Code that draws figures
::::

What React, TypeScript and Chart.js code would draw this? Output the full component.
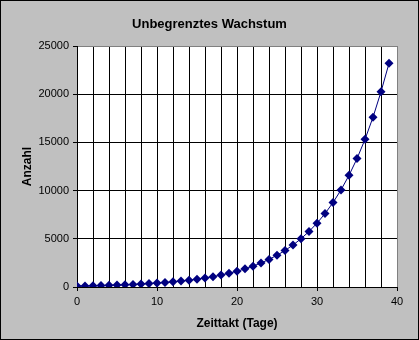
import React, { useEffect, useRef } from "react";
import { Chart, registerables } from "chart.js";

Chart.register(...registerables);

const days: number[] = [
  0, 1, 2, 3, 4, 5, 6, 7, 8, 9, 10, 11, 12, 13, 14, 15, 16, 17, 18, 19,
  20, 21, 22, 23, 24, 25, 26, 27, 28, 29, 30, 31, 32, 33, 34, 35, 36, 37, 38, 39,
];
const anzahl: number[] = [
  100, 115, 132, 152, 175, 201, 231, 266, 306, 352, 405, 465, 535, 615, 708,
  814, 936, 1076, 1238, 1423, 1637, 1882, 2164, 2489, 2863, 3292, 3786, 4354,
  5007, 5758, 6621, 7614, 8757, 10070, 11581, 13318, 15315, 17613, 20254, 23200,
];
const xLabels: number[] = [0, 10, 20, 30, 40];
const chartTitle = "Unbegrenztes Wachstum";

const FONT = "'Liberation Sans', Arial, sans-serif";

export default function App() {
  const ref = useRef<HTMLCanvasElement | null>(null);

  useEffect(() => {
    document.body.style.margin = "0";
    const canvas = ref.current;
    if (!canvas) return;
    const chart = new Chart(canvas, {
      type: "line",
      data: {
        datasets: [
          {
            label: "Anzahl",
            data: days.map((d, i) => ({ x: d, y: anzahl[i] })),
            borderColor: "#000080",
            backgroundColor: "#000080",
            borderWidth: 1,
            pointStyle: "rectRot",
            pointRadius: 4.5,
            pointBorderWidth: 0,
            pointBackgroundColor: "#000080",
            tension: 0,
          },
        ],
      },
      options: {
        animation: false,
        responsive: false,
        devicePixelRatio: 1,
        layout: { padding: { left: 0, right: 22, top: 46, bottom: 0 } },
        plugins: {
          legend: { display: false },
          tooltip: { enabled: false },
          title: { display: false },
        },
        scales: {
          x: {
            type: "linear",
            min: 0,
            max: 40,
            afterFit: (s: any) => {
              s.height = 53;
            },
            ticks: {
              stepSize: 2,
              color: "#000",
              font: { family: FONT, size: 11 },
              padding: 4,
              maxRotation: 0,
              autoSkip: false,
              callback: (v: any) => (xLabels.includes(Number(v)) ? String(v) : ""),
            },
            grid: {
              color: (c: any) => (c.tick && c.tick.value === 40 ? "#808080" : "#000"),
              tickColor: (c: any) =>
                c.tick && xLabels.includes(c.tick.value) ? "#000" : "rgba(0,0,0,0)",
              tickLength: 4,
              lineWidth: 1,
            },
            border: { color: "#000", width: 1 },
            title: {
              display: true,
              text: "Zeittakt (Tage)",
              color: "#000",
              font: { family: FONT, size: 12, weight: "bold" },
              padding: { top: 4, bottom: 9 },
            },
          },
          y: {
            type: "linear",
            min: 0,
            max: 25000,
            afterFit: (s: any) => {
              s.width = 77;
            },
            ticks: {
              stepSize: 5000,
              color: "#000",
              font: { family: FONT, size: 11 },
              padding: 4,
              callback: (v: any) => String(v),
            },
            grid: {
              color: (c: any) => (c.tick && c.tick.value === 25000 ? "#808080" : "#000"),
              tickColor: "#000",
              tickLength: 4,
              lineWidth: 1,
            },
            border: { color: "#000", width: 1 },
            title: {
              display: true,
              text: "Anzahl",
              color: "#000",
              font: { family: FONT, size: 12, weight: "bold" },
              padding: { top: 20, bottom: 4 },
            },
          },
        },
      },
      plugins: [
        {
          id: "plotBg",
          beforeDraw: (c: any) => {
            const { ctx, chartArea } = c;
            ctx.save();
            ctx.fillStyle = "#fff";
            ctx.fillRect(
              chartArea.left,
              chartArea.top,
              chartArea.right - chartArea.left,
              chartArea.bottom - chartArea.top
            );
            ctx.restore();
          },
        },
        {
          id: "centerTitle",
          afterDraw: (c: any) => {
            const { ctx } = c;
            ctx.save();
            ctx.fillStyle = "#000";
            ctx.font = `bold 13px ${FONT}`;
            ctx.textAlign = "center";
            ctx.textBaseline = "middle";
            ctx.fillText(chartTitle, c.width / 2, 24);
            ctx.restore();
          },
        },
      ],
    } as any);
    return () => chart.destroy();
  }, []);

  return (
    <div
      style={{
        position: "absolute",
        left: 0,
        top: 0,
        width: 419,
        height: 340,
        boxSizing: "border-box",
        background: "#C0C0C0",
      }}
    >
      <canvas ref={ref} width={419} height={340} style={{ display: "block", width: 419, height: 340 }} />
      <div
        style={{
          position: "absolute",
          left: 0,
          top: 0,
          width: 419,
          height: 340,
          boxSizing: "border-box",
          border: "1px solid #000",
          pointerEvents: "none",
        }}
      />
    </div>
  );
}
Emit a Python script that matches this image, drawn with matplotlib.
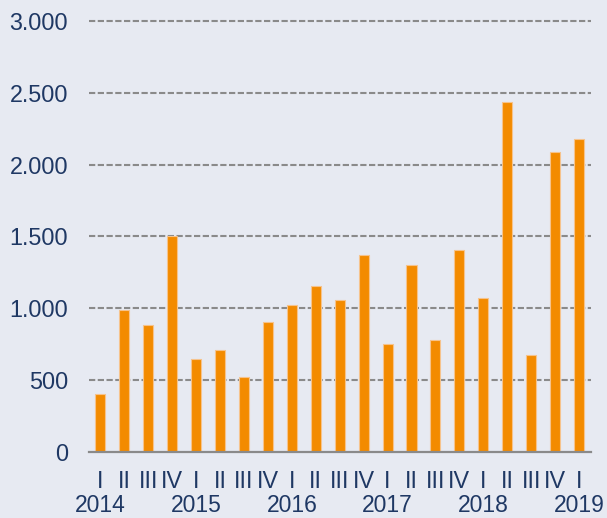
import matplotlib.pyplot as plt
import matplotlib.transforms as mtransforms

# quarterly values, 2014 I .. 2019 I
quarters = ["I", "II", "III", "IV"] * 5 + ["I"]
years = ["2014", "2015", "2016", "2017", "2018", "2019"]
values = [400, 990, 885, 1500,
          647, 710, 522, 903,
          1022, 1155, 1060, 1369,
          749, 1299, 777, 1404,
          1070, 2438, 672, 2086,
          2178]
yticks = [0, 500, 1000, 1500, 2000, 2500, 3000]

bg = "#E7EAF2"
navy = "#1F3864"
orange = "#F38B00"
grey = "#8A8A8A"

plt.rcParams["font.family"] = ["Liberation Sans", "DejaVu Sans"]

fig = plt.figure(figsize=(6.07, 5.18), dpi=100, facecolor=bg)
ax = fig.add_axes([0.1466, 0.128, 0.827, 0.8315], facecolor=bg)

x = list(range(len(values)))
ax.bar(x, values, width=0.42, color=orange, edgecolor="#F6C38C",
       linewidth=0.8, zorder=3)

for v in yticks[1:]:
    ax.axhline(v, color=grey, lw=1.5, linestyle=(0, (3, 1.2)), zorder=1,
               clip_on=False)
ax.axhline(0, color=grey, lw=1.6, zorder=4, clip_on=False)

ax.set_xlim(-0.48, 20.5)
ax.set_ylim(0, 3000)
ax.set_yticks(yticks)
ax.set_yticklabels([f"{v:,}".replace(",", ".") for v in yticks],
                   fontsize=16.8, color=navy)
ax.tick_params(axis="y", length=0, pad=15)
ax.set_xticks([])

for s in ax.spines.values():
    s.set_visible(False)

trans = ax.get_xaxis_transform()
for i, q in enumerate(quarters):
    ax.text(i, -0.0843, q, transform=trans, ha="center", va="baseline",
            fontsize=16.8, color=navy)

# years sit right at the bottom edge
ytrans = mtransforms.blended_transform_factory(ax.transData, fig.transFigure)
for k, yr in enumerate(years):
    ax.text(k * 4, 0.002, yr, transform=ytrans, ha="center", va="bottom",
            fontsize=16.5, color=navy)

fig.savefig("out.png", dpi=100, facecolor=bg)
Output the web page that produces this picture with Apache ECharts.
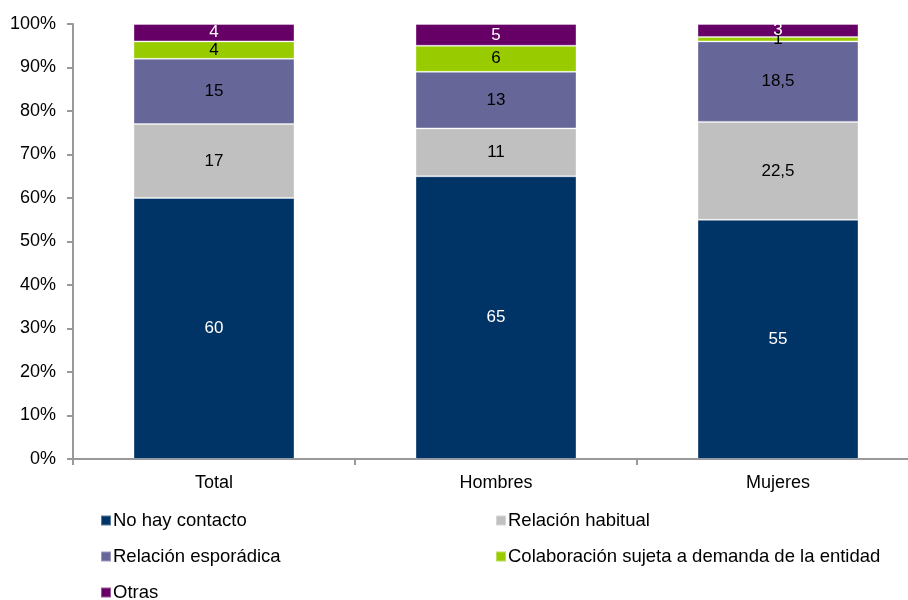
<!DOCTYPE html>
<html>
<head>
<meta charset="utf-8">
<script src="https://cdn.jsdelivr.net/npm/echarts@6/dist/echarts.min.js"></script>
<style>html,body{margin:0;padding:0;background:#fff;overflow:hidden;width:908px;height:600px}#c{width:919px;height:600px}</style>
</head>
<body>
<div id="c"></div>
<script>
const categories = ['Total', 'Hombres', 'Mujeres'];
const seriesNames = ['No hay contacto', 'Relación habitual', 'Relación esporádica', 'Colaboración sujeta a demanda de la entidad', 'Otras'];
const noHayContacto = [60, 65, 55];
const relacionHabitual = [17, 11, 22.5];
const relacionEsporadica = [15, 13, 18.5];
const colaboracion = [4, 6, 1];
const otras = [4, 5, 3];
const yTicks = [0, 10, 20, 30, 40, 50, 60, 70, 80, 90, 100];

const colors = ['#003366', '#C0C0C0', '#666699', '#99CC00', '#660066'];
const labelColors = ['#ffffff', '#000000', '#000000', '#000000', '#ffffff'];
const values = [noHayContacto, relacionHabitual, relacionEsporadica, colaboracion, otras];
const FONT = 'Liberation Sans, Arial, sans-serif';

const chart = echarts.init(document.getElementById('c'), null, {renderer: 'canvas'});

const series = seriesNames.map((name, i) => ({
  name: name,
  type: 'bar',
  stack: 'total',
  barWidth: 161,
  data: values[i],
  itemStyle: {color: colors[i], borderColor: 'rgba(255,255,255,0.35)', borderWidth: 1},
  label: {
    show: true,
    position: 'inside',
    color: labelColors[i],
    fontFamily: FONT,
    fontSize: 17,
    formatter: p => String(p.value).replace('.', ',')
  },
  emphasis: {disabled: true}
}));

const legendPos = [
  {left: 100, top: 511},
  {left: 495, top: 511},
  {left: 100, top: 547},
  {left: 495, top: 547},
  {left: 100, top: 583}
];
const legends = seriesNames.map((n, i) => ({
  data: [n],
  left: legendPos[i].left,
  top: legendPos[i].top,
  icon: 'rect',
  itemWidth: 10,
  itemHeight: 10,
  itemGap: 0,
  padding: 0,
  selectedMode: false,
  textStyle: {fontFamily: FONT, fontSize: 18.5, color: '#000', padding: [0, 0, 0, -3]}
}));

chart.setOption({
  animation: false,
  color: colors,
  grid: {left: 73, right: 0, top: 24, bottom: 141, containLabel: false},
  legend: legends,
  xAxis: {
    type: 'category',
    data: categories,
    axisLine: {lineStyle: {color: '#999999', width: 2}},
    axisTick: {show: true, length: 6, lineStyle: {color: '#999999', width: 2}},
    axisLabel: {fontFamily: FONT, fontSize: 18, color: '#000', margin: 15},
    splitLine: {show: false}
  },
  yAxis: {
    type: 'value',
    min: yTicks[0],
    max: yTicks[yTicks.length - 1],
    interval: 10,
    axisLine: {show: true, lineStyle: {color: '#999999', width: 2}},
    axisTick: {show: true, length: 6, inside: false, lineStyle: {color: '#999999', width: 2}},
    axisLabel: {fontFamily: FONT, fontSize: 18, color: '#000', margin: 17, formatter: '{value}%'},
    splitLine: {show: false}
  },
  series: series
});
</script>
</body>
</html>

::::

**Exercise instructions**. Copy every line in the entries above that has the string "this" in it.

**Worked solution**.
What React, TypeScript and Chart.js code would draw this? Output the full component.
Emit a Python script that matches this image, drawn with matplotlib.
Output the web page that produces this picture with Apache ECharts.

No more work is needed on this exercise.